Я тогда еще задумала рано или поздно осуществить издание этой нижегородской живописи. Пусть «ремесленники» поучат нас, художников, как совсем по-иному можно распорядиться красками. Пусть все увидят добротную деревенскую живопись…
Тут все одноценно — на уровне законов современной живописи. Вешай хоть рядом с Матиссом или Пикассо — не пропадут. А лучше всего бы поглядеть на городецкие донца в Третьяковской галерее, в соседстве с иконами или поближе к передвижникам, к изображениям тех самых мужиков, которые наводнили однажды весь этот край совершенно своеобразной живописью».
14
В тридцать седьмом году Овешков снова вызвал Мазина в Москву: готовить вместе с мастерами других российских промыслов выставку в Третьяковской галерее.
У Игнатия Андреевича для выставки отобрали одиннадцать картин и несколько расписных поделок — стульчиков, игрушек. Участвовал он и в создании «городецкого портала», украшавшего вход в их зал. А кроме того, надумал еще написать большую картину и показать в ней всю свою жизнь, как это делалось в житийных иконах и лубках. Длиннющую доску разбил на восемь кадров вверху и три продолговатых внизу: в первом кадре — он совсем маленький играет возле стола с собачкой, во втором — помогает дедушке на пасеке, в третьем — учится красить донца, в четвертом — в школе у священника… Последовательно показал все самое важное в своей жизни, даже продажу донец и рыбную ловлю, поездки на пароходе и первого ребенка, и всю семью в четырнадцать человек за длинным праздничным столом под богатой красной скатертью.

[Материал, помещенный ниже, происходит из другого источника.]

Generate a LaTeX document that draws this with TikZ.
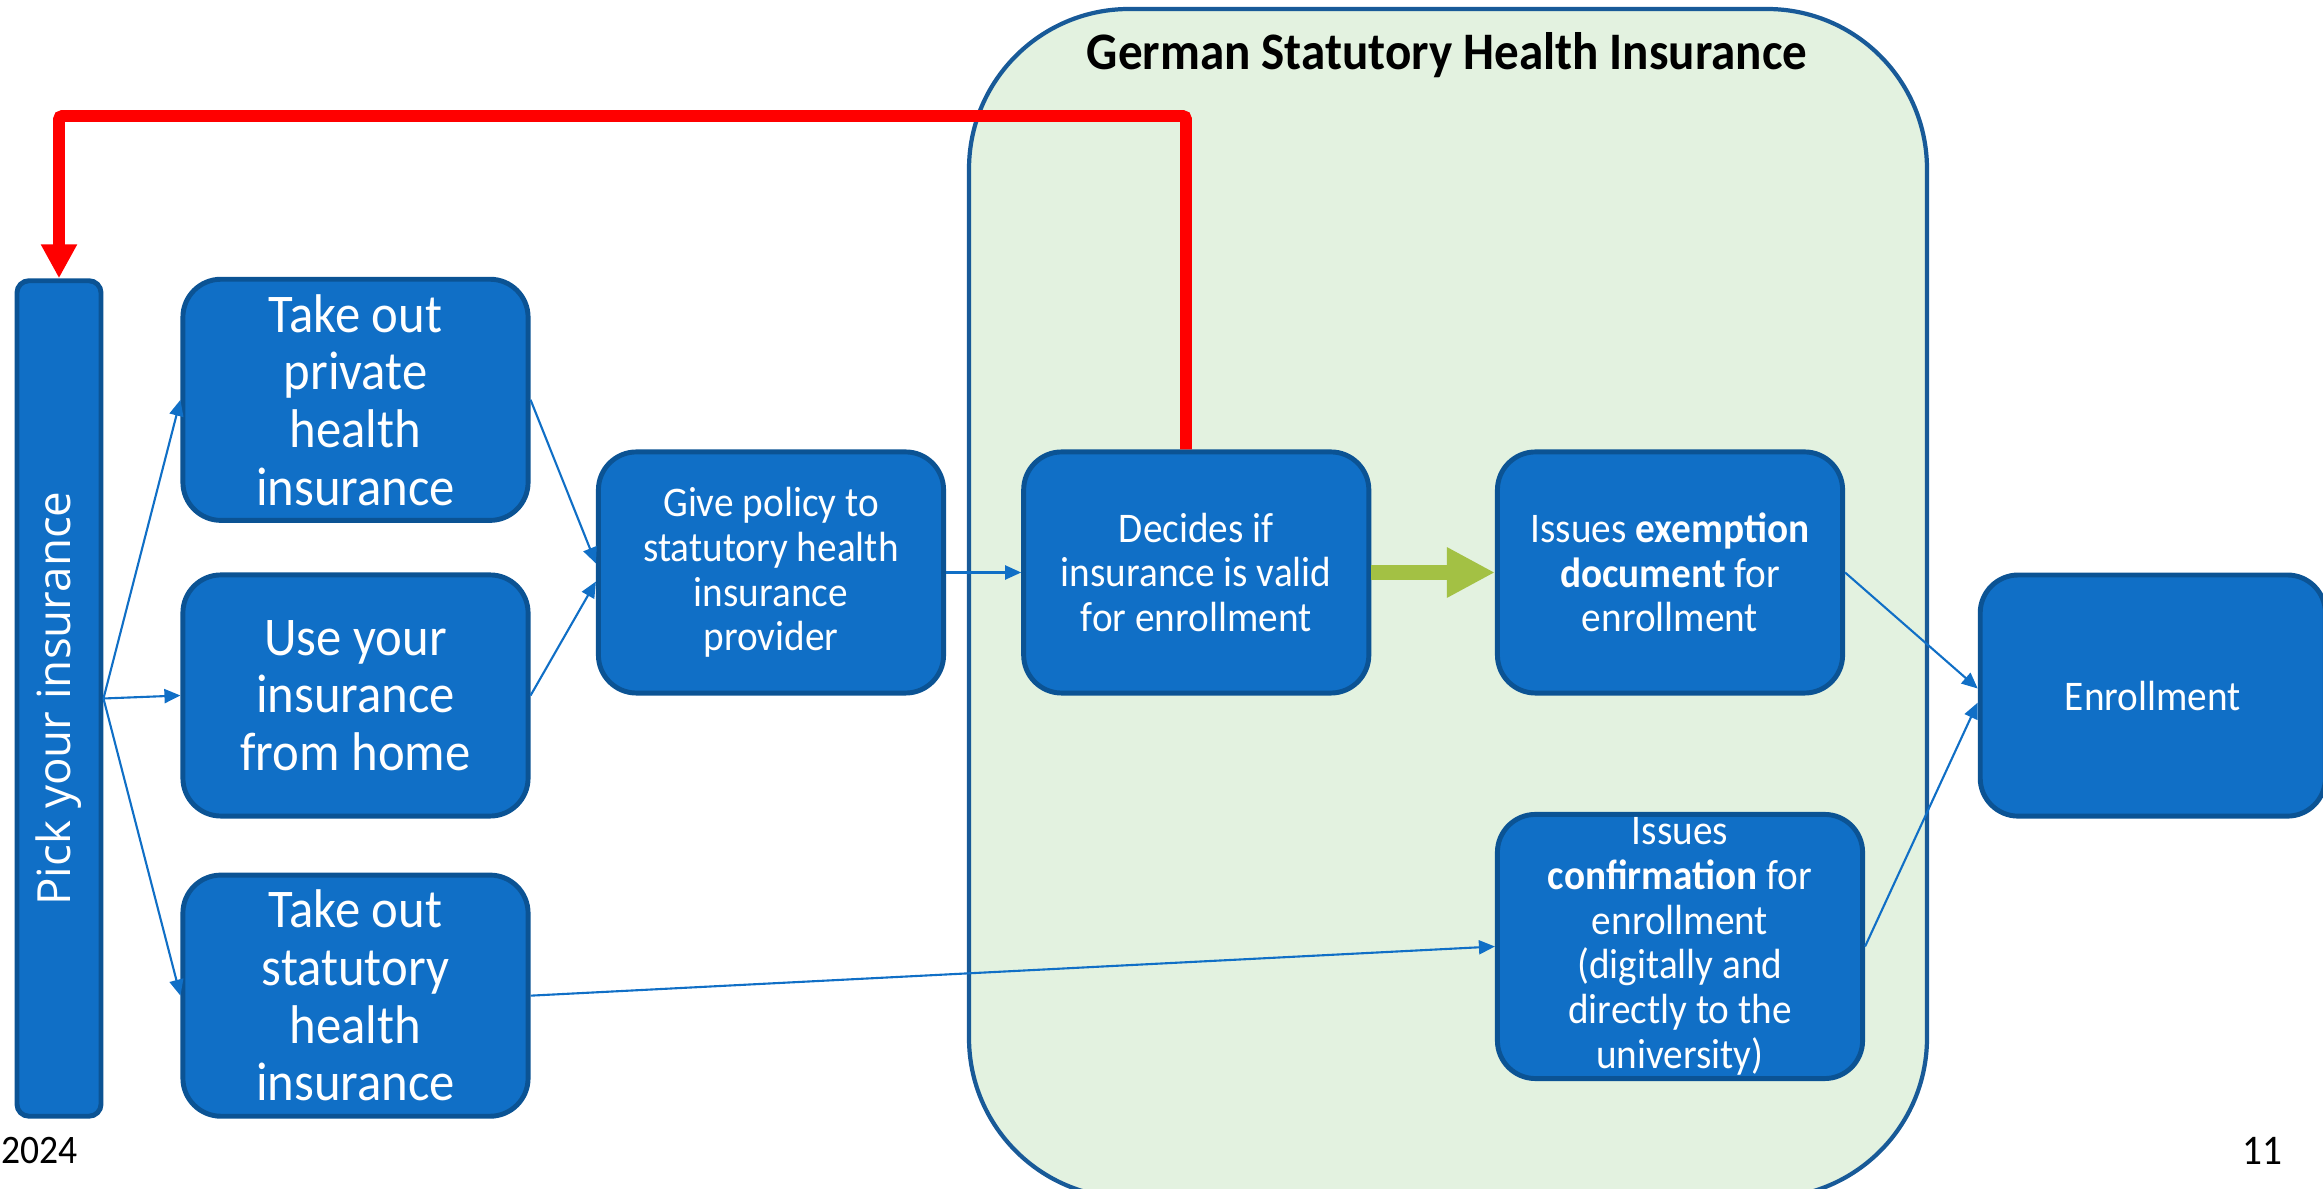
\documentclass[tikz,border=0pt]{standalone}
\usepackage{fontspec}
\setmainfont{Carlito}[FakeStretch=0.93]
\newfontfamily\pickfont{Open Sans}
\usepackage{graphicx}
\usetikzlibrary{positioning,arrows.meta}
\definecolor{boxblue}{HTML}{106FC6}
\definecolor{boxedge}{HTML}{0B5394}
\definecolor{shiedge}{HTML}{185A98}
\definecolor{shifill}{HTML}{E3F2E0}
\definecolor{okgreen}{HTML}{A3C144}

\begin{document}
\begin{tikzpicture}[x=0.01cm, y=-0.01cm, on grid, node distance=3cm,
  box/.style={draw=boxedge, line width=1.4pt, fill=boxblue, text=white, rounded corners=0.38cm,
    minimum width=3.45cm, minimum height=2.41cm, inner sep=0pt, align=center,
    font=\fontsize{12pt}{12.7pt}\selectfont},
  bigbox/.style={box, font=\fontsize{15.5pt}{16.4pt}\selectfont},
  bar/.style={box, rounded corners=0.12cm, minimum width=0.84cm, minimum height=8.35cm},
  flow/.style={-{Triangle[length=1.6mm,width=1.4mm]}, boxblue, line width=0.6pt},
  backline/.style={-{Triangle[length=3.4mm,width=3.4mm]}, red, line width=3.4pt, rounded corners=1pt},
  okarrow/.style={-{Triangle[length=4.8mm,width=4.7mm]}, okgreen, line width=4.5pt}]
\clip (0,0) rectangle (2323,1189);

% statutory insurance frame
\draw[draw=shiedge, fill=shifill, line width=1.2pt, rounded corners=1.6cm] (969,9) rectangle (1927,1198);
\node[font=\bfseries\fontsize{15pt}{18pt}\selectfont, anchor=base] (shititle) at (1447,70) {German Statutory Health Insurance};

% choice
\node[bar] (pick) at (59,698.5) {\rotatebox{90}{\pickfont\fontsize{13pt}{15pt}\selectfont Pick your insurance}};
\node[bigbox] (home) at (355.5,695.5) {Use your\\insurance\\from home};
\node[bigbox, above=2.955cm of home] (private) {Take out\\private\\health\\insurance};
\node[bigbox, below=3cm of home] (statutory) {Take out\\statutory\\health\\insurance};

% steps
\node[box] (give) at (771,572.5) {Give policy to\\statutory health\\insurance\\provider};
\node[box, right=4.25cm of give] (decides) {Decides if\\insurance is valid\\for enrollment};
\node[box, right=4.735cm of decides] (exemption) {Issues \textbf{exemption}\\\textbf{document} for\\enrollment};
\node[box, minimum width=3.65cm, minimum height=2.64cm] (confirm) at (1680,946.5)
  {Issues\\\textbf{confirmation} for\\enrollment\\(digitally and\\directly to the\\university)};
\node[box, below right=1.23cm and 4.825cm of exemption] (enrol) {Enrollment};

\path[flow]
(pick.east) edge (private.west)
	edge (home.west)
	edge (statutory.west)
(private.east) edge ([yshift=0.09cm]give.west)
(home.east) edge ([yshift=-0.09cm]give.west)
(give.east) edge (decides.west)
(exemption.east) edge ([yshift=0.07cm]enrol.west)
(confirm.east) edge ([yshift=-0.07cm]enrol.west)
(statutory.east) edge (confirm.west);

\draw[okarrow] (decides.east) -- (exemption.west);

\coordinate (back) at (1186,116);
\draw[backline] (decides.north -| back) -- (back) -| (pick.north);

% footer
\node[anchor=west, inner sep=0pt, font=\fontsize{11.5pt}{14pt}\selectfont] (year) at (1,1151) {2024};
\node[font=\fontsize{12pt}{14pt}\selectfont] (pageno) at (2262,1151) {11};
\end{tikzpicture}
\end{document}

А в последней картине-кадре — сцена его возвращения из какой-то поездки: красивый, нарядный, в алой рубахе и лаковом картузе, с чемоданом в руках, входит он в родную калитку, а навстречу катятся его дети, мал мала меньше, и жена — все рады без памяти… Красок в этой картине много, она, как обычно у Мазина, очень нарядна, разубрана цветами и орнаментами, а отойдешь — преобладают золотистые и сиренево-голубоватые — цвета удивительно ясные и добрые, и кажется, что это голос доброго человека в такие цвета переплавился и рассказывает, какая захватывающе интересная, какая красивая и счастливая жизнь у него получилась.